Cause: on restart the service clears connected=false, then the UI flag was only restored AFTER publish_identity (serial, untimed per-event sends) AND a catch-up fetch_events_from bounded by FETCH_TIMEOUT=30s. One relay slow to EOSE pinned is_connected() false for the whole window while the connection was already usable. A separate FAST probe task already detects first-relay-Connected at 250ms poll (~2-4s) and reports relay-live to nymproc, but it did not touch the UI flag.

Fix: in that fast probe, when relays first report Connected (same point that calls report_relay_live), also set svc.connected=true. The indicator now tracks the real ~2-4s relay-up signal; publish_identity + the catch-up fetch continue in the background. Tradeoff (documented in code): a relay drop between the probe store(true) and the 2s status loop taking over wouldn't flip the flag for up to ~30s until the post-catch-up re-check re-syncs to reality — the same-order staleness as the old pessimistic gap, just optimistic; the transport watchdog still tracks real exit health independently.

Hardening: publish_identity's per-event send_event_to was untimed, so a stalled relay delayed the catch-up fetch and the kind:1059 subscription that follow it (real incoming-message latency). Each publish is now wrapped in tokio::time::timeout(SEND_TIMEOUT), mirroring dispatch_dm; on timeout it warns and continues to the next event, never aborting the sequence.
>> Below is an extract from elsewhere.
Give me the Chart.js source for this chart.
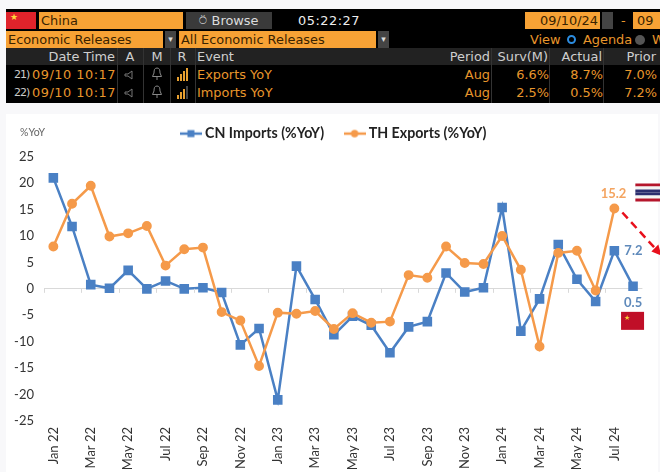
<!DOCTYPE html>
<html>
<head>
<meta charset="utf-8">
<title>CN imports vs TH exports</title>
<script src="https://cdn.jsdelivr.net/npm/chart.js@4"></script>
<style>
    html, body { margin: 0; padding: 0; width: 660px; height: 472px; overflow: hidden; background: #f8f8fa; }
    #term { position: absolute; left: 6px; top: 9px; width: 654px; height: 94px; background: #000; overflow: hidden;
            font-family: "DejaVu Sans", sans-serif; font-size: 12.9px; line-height: 17px; color: #e8962c; }
    #term div { position: absolute; white-space: nowrap; }
    .fld { background: #f7a235; color: #3a2200; height: 17px; }
    .hdr { color: #cfcfcf; }
    .r { text-align: right; }
    .num { letter-spacing: 0.5px; }
    #panel { position: absolute; left: 6px; top: 114px; width: 652px; height: 358px; background: #fff; }
    #wrap { position: absolute; left: 0; top: 103px; width: 660px; height: 369px; }
</style>
</head>
<body>
<div id="panel"></div>
<div id="term"></div>
<div id="wrap"><canvas id="chart" width="660" height="369"></canvas></div>
<script>
// Chart data
var months = ["Jan 22","Feb 22","Mar 22","Apr 22","May 22","Jun 22","Jul 22","Aug 22","Sep 22","Oct 22","Nov 22","Dec 22",
              "Jan 23","Feb 23","Mar 23","Apr 23","May 23","Jun 23","Jul 23","Aug 23","Sep 23","Oct 23","Nov 23","Dec 23",
              "Jan 24","Feb 24","Mar 24","Apr 24","May 24","Jun 24","Jul 24","Aug 24"];
var cnImports = [21,11.8,0.8,0.1,3.5,0,1.5,0,0.2,-0.7,-10.6,-7.5,
                 -21,4.3,-2,-8.7,-5.2,-6.9,-12.1,-7.2,-6.2,3,-0.6,0.2,
                 15.4,-8,-1.9,8.4,1.8,-2.4,7.2,0.5];
var thExports = [8,16.1,19.5,9.9,10.5,11.9,4.4,7.5,7.8,-4.4,-6,-14.6,
                 -4.5,-4.7,-4.2,-7.6,-4.6,-6.4,-6.2,2.6,2.1,8,4.9,4.7,
                 10,3.6,-10.9,6.8,7.2,-0.3,15.2,null];
var yTicks = [25,20,15,10,5,0,-5,-10,-15,-20,-25];

// Terminal table data
var eventRows = [
    ["21)","09/10 10:17","Exports YoY","Aug","6.6%","8.7%","7.0%"],
    ["22)","09/10 10:17","Imports YoY","Aug","2.5%","0.5%","7.2%"]
];

const BLUE = "#4a80c4";
const ORANGE = "#f59a4a";
const FONT = "Lato, sans-serif";

const SPEAKER = '<svg width="12" height="12" viewBox="0 0 12 12"><path d="M1 5h3l4-3v8L4 7H1z" fill="none" stroke="#777"/></svg>';
const BELL = '<svg width="12" height="14" viewBox="0 0 12 14"><path d="M6 1C3.5 1 3 3 3 6L1.5 9.5h9L9 6C9 3 8.5 1 6 1zM6 9.5V13" fill="none" stroke="#888"/></svg>';

// Build the black terminal strip on top
function addBox(left, top, width, height, text, cls, css) {
    var d = document.createElement("div");
    d.style.left = left + "px";
    d.style.top = top + "px";
    d.style.width = width + "px";
    d.style.height = height + "px";
    if (cls) d.className = cls;
    if (text) d.textContent = text;
    if (css) d.style.cssText += css;
    document.getElementById("term").appendChild(d);
    return d;
}

function buildTerm() {
    // Row 1
    addBox(0, 3, 30, 17, "", "", "background:#e0232b");
    addBox(4, 3, 12, 12, "★", "", "color:#ffd83a;font-size:9px;line-height:10px");
    addBox(33, 3, 144, 17, "China", "fld", "text-indent:2px");
    addBox(180, 3, 86, 17, "⍥ Browse", "", "background:#3a3a3a;color:#ddd;text-align:center");
    addBox(292, 3, 70, 17, "05:22:27", "num", "color:#eee");
    addBox(519, 3, 75, 17, "09/10/24", "fld r", "padding-right:2px;width:73px");
    addBox(596, 3, 11, 17, "", "", "background:#444");
    addBox(615, 3, 10, 17, "-");
    addBox(627, 3, 27, 17, "09", "fld", "text-indent:4px");
    // Row 2
    addBox(0, 22, 157, 17, "Economic Releases", "fld", "text-indent:2px");
    addBox(159, 22, 11, 17, "▾", "", "background:#444;color:#ddd;font-size:9px;text-align:center");
    addBox(173, 22, 197, 17, "All Economic Releases", "fld", "text-indent:2px");
    addBox(372, 22, 11, 17, "▾", "", "background:#444;color:#ddd;font-size:9px;text-align:center");
    addBox(524, 22, 32, 17, "View");
    addBox(561, 26, 5, 5, "", "", "border:2.5px solid #2c8ce0;border-radius:50%");
    addBox(577, 22, 52, 17, "Agenda");
    addBox(629, 26, 10, 10, "", "", "background:#555;border-radius:50%");
    addBox(646, 22, 10, 17, "W");
    // Header
    addBox(0, 39, 654, 17, "", "", "background:#222");
    addBox(0, 39, 109, 17, "Date Time", "hdr r");
    addBox(114, 39, 20, 17, "A", "hdr", "text-align:center");
    addBox(141, 39, 20, 17, "M", "hdr", "text-align:center");
    addBox(166, 39, 20, 17, "R", "hdr", "text-align:center");
    addBox(191, 39, 60, 17, "Event", "hdr");
    addBox(420, 39, 64, 17, "Period", "hdr r");
    addBox(486, 39, 56, 17, "Surv(M)", "hdr r");
    addBox(544, 39, 52, 17, "Actual", "hdr r");
    addBox(600, 39, 50, 17, "Prior", "hdr r");
    // Event rows
    eventRows.forEach(function (row, i) {
        var top = 57 + i * 18;
        addBox(8, top, 20, 17, row[0], "", "color:#ccc;font-size:11px;letter-spacing:-1px");
        addBox(26, top, 84, 17, row[1], "num");
        addBox(118, top + 2, 12, 14, "", "").innerHTML = SPEAKER;
        addBox(145, top + 1, 12, 15, "", "").innerHTML = BELL;
        addBox(191, top, 120, 17, row[2]);
        addBox(420, top, 64, 17, row[3], "r");
        addBox(486, top, 57, 17, row[4], "r");
        addBox(544, top, 53, 17, row[5], "r");
        addBox(600, top, 51, 17, row[6], "r");
        // signal bars in the R column
        [4, 7, 10, 13].forEach(function (h, j) {
            addBox(171 + j * 3, top + 15 - h, 2, h, "", "", "background:" + (j < 3 + (i == 0 ? 1 : 0) ? "#e8a030" : "#444"));
        });
    });
    // column separators
    [111, 137, 164, 189, 485, 543, 597].forEach(function (x) {
        addBox(x, 39, 1, 55, "", "", "background:#333");
    });
}

// Legend swatch: a short line with the marker in the middle
function legendSwatch(color, style) {
    var c = document.createElement("canvas");
    c.width = 22;
    c.height = 10;
    var g = c.getContext("2d");
    g.strokeStyle = color;
    g.fillStyle = color;
    g.lineWidth = 2.5;
    g.beginPath();
    g.moveTo(0, 5);
    g.lineTo(22, 5);
    g.stroke();
    if (style == "rect") {
        g.fillRect(7.5, 1.5, 7, 7);
    } else {
        g.beginPath();
        g.arc(11, 5, 3.7, 0, Math.PI * 2);
        g.fill();
    }
    return c;
}

// Everything annotated on the plot: zero-line ticks, %YoY, end labels, flags, arrow
var annotations = {
    id: "annotations",
    beforeLayout: function (chart) {
        // more room under the legend
        var legend = chart.legend;
        var fit = legend.fit;
        legend.fit = function () {
            fit.call(legend);
            legend.height += 6;
        };
    },
    afterLayout: function (chart) {
        // the legend sits right of the plot centre in the original
        chart.legend.left += 28;
    },
    afterDatasetsDraw: function (chart) {
        var ctx = chart.ctx;
        var x = chart.scales.x;
        var y = chart.scales.y;
        var zero = y.getPixelForValue(0);
        var step = x.getPixelForValue(1) - x.getPixelForValue(0);
        var last = months.length - 1;

        ctx.save();
        ctx.font = "10.5px " + FONT;
        ctx.fillStyle = "#666";
        ctx.textBaseline = "middle";
        ctx.textAlign = "left";
        ctx.fillText("%YoY", 20, 30);

        ctx.font = "bold 13px " + FONT;
        ctx.fillStyle = "#f4a460";
        ctx.textAlign = "right";
        ctx.fillText(String(thExports[last - 1].toFixed(1)), x.getPixelForValue(last - 1) + 12, y.getPixelForValue(thExports[last - 1]) - 15);
        ctx.fillStyle = "#5f8abb";
        ctx.textAlign = "left";
        ctx.fillText(String(cnImports[last - 1].toFixed(1)), x.getPixelForValue(last - 1) + 10, y.getPixelForValue(cnImports[last - 1]));
        ctx.fillText(String(cnImports[last].toFixed(1)), x.getPixelForValue(last) - 9, y.getPixelForValue(cnImports[last]) + 17);

        // Red dashed arrow leaving the chart on the right
        var ax = x.getPixelForValue(last - 1);
        var ay = y.getPixelForValue(thExports[last - 1]);
        ctx.strokeStyle = "#e8101c";
        ctx.fillStyle = "#e8101c";
        ctx.lineWidth = 2.5;
        ctx.setLineDash([8, 5]);
        ctx.beginPath();
        ctx.moveTo(ax + 8, ay + 4);
        ctx.lineTo(ax + 40, ay + 39);
        ctx.stroke();
        ctx.setLineDash([]);
        ctx.beginPath();
        ctx.moveTo(ax + 47, ay + 47);
        ctx.lineTo(ax + 37, ay + 43);
        ctx.lineTo(ax + 44, ay + 36);
        ctx.closePath();
        ctx.fill();

        // Thai flag
        var fx = ax + 21;
        var fy = ay - 25;
        var stripes = ["#b5162c", "#f4f4f4", "#2b2d6e", "#2b2d6e", "#f4f4f4", "#b5162c"];
        stripes.forEach(function (c, i) {
            ctx.fillStyle = c;
            ctx.fillRect(fx, fy + i * 3, 25, 3);
        });
        // Chinese flag
        var cx = x.getPixelForValue(last) - 12;
        var cy = zero + 23;
        ctx.fillStyle = "#c00f28";
        ctx.fillRect(cx, cy, 23, 18);
        ctx.fillStyle = "#f7d038";
        ctx.font = "7px " + FONT;
        ctx.textAlign = "left";
        ctx.fillText("★", cx + 3, cy + 6);
        ctx.restore();

        // Small tick marks on the zero line, every second category
        ctx.save();
        ctx.strokeStyle = "#d9d9d9";
        ctx.lineWidth = 1;
        months.forEach(function (m, i) {
            if (i % 2 == 0) {
                var tx = Math.round(x.getPixelForValue(i) - step / 2) + 0.5;
                ctx.beginPath();
                ctx.moveTo(tx, zero);
                ctx.lineTo(tx, zero + 4);
                ctx.stroke();
            }
        });
        ctx.restore();
    }
};

buildTerm();

var ctx = document.getElementById("chart");
var lineChart = new Chart(ctx, {
    type: "line",
    data: {
        labels: months,
        datasets: [{
            label: "CN Imports (%YoY)",
            data: cnImports,
            borderColor: BLUE,
            backgroundColor: BLUE,
            borderWidth: 2.5,
            pointStyle: "rect",
            pointRadius: 5,
            tension: 0,
            order: 2
        }, {
            label: "TH Exports (%YoY)",
            data: thExports,
            borderColor: ORANGE,
            backgroundColor: ORANGE,
            borderWidth: 2.5,
            pointStyle: "circle",
            pointRadius: 3.7,
            tension: 0,
            order: 1
        }]
    },
    plugins: [annotations],
    options: {
        responsive: false,
        animation: false,
        layout: { padding: { top: 0, left: 0, right: 17.6, bottom: 0 } },
        plugins: {
            tooltip: { enabled: false },
            legend: {
                position: "top",
                align: "center",
                labels: {
                    usePointStyle: true,
                    pointStyleWidth: 14,
                    padding: 23.5,
                    color: "#222",
                    font: { family: FONT, size: 14.2, weight: "bold" },
                    generateLabels: function (chart) {
                        return chart.data.datasets.map(function (ds, i) {
                            return {
                                text: ds.label,
                                fontColor: "#222",
                                pointStyle: legendSwatch(ds.borderColor, ds.pointStyle),
                                datasetIndex: i,
                                lineWidth: 0
                            };
                        });
                    }
                }
            }
        },
        scales: {
            x: {
                offset: true,
                grid: { display: false },
                border: { display: false },
                afterFit: function (scale) { scale.height = 51; },
                ticks: {
                    autoSkip: false,
                    minRotation: 90,
                    maxRotation: 90,
                    color: "#333",
                    padding: -2,
                    font: { family: FONT, size: 13 },
                    callback: function (value, index) {
                        return index % 2 == 0 ? months[index] : "";
                    }
                }
            },
            y: {
                min: -25,
                max: 25,
                afterFit: function (scale) { scale.width = 44; },
                afterBuildTicks: function (scale) {
                    scale.ticks = yTicks.map(function (v) { return { value: v }; });
                },
                border: { display: false },
                grid: {
                    drawTicks: false,
                    color: function (c) { return c.tick.value === 0 ? "#d9d9d9" : "transparent"; }
                },
                ticks: {
                    color: "#333",
                    padding: 10,
                    font: { family: FONT, size: 13 }
                }
            }
        }
    }
});
</script>
</body>
</html>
Audit: all readers of is_connected() were reviewed for the relaxed invariant (flag can now be true before the giftwrap subscription is established). gui/goblin/mod.rs and gui/goblin/onboarding.rs use it for display + repaint scheduling and to enable the claim-username button — claiming needs relays connected (which the flag now genuinely means), not the incoming kind:1059 subscription. wallet/e2e.rs uses it as a test precondition with downstream waits of 900s/2400s and relays replay stored gift wraps on subscribe, so it still converges. No reader treats is_connected() as 'safe to receive now', so no separate ui_connected flag is needed.
---
 src/nostr/client.rs | 27 +++++++++++++++++++++++++--
 1 file changed, 25 insertions(+), 2 deletions(-)
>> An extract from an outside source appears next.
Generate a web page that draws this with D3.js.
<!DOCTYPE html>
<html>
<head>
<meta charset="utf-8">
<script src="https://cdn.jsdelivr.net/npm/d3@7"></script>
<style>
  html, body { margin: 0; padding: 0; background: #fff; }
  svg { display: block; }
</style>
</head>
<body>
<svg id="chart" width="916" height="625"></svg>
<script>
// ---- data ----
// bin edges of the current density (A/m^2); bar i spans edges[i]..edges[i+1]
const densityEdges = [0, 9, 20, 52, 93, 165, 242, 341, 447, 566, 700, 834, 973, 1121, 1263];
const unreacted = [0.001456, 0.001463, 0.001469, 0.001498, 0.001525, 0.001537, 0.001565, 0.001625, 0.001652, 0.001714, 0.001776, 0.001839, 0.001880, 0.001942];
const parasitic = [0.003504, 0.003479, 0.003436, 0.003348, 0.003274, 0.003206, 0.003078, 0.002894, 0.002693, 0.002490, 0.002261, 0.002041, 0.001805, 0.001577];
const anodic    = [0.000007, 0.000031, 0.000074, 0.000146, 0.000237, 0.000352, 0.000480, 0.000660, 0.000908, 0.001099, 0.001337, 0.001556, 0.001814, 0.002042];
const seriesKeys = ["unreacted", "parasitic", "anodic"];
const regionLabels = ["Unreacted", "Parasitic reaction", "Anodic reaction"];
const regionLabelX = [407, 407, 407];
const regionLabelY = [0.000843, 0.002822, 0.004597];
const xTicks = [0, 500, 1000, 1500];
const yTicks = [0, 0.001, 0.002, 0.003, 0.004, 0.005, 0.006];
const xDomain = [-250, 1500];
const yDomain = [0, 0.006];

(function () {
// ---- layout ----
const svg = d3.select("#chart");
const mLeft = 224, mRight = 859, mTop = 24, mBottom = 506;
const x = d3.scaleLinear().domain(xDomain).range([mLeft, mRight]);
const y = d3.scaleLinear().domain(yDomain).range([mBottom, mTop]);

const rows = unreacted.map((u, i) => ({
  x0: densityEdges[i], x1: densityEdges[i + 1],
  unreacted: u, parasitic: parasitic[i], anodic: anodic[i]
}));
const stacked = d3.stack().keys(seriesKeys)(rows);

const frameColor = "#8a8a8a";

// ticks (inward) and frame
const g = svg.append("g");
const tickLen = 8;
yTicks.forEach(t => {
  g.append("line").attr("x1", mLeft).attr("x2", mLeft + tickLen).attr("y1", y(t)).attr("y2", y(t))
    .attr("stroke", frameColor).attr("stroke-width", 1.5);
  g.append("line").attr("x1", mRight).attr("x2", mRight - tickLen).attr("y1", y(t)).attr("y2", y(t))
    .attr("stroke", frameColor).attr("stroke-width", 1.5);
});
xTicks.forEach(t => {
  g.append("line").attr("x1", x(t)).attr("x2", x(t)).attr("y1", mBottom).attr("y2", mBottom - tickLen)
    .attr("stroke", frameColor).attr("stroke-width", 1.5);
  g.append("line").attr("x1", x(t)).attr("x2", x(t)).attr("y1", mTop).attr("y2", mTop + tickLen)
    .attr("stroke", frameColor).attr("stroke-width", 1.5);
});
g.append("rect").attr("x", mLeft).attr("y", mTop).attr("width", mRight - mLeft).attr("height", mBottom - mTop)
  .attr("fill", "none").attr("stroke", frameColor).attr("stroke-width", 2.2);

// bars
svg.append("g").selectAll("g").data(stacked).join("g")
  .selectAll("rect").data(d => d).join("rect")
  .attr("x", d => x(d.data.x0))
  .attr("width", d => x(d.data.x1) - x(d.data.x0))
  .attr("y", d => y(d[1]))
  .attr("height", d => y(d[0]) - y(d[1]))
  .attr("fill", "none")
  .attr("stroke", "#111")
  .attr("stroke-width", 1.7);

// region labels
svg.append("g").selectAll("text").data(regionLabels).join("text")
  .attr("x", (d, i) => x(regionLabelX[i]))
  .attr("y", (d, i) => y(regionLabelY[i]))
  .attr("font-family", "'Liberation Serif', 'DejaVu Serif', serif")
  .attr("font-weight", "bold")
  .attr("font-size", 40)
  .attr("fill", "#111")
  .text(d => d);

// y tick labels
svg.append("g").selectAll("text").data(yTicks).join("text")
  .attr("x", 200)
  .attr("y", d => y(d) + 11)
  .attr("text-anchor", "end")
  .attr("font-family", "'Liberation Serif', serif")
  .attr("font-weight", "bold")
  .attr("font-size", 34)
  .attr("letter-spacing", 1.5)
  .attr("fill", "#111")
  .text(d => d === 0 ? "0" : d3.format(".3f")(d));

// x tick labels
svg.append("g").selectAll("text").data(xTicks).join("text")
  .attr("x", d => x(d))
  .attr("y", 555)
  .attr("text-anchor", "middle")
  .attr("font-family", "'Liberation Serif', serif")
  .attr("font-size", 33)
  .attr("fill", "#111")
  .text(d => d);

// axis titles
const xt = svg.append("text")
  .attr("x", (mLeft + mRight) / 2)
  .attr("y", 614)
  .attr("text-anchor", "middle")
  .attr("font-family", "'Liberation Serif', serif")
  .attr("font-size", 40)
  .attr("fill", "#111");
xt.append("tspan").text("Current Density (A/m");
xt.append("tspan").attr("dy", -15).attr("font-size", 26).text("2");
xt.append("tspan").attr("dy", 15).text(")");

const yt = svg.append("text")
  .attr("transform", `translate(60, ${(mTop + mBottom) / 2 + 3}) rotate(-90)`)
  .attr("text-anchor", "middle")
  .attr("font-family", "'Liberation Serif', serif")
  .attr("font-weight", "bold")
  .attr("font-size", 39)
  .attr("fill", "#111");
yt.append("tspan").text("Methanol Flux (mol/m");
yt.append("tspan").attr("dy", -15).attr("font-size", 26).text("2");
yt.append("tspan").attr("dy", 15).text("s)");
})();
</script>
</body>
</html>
diff --git a/src/nostr/client.rs b/src/nostr/client.rs
index 3a3a778..4138002 100644
--- a/src/nostr/client.rs
+++ b/src/nostr/client.rs
@@ -938,6 +938,22 @@ async fn run_service(svc: Arc<NostrService>, wallet: Wallet) {
 						"nostr: first relay Connected ~{}ms after connect()",
 						connect_started.elapsed().as_millis()
 					);
+					// Flip the UI "Connected" flag on the REAL relay-up signal
+					// (~2-4s over the exit) instead of gating it behind
+					// publish_identity + the up-to-30s catch-up fetch below: those are
+					// receive-side housekeeping and keep running in the background,
+					// while the relay is already usable the moment it reaches
+					// Connected. Without this, one relay slow to EOSE pinned the
+					// indicator on "Connecting relays…" for ~30s even though the
+					// connection was live in ~2-4s.
+					//
+					// Accepted tradeoff: between here and the 2s status loop taking
+					// over, a relay DROP wouldn't flip the flag back for up to ~30s
+					// (until the post-catch-up re-check re-syncs it to reality) — the
+					// same-order staleness as the old pessimistic gap, just optimistic
+					// instead. The transport watchdog (nymproc) still tracks real exit
+					// health independently of this UI flag.
+					svc_probe.connected.store(true, Ordering::Relaxed);
 					// FAST relay-live report: closes nymproc's relay-readiness
 					// window as soon as the exit is proven to carry relay traffic,
 					// independent of the up-to-30s catch-up fetch below (a slow
@@ -1281,8 +1297,15 @@ async fn publish_identity(svc: &Arc<NostrService>, client: &Client) {
 		}
 	}
 	for event in &events {
-		if let Err(e) = client.send_event_to(&advertised, event).await {
-			warn!("nostr: publish kind {} failed: {e}", event.kind);
+		// Time-box each publish (mirrors dispatch_dm's SEND_TIMEOUT): this loop is
+		// awaited before the catch-up fetch and the kind:1059 subscription below, so
+		// an untimed send to a stalled relay would delay real incoming-message
+		// delivery. On timeout, warn and move on to the next event — never abort the
+		// identity sequence.
+		match tokio::time::timeout(SEND_TIMEOUT, client.send_event_to(&advertised, event)).await {
+			Ok(Ok(_)) => {}
+			Ok(Err(e)) => warn!("nostr: publish kind {} failed: {e}", event.kind),
+			Err(_) => warn!("nostr: publish kind {} timed out", event.kind),
 		}
 	}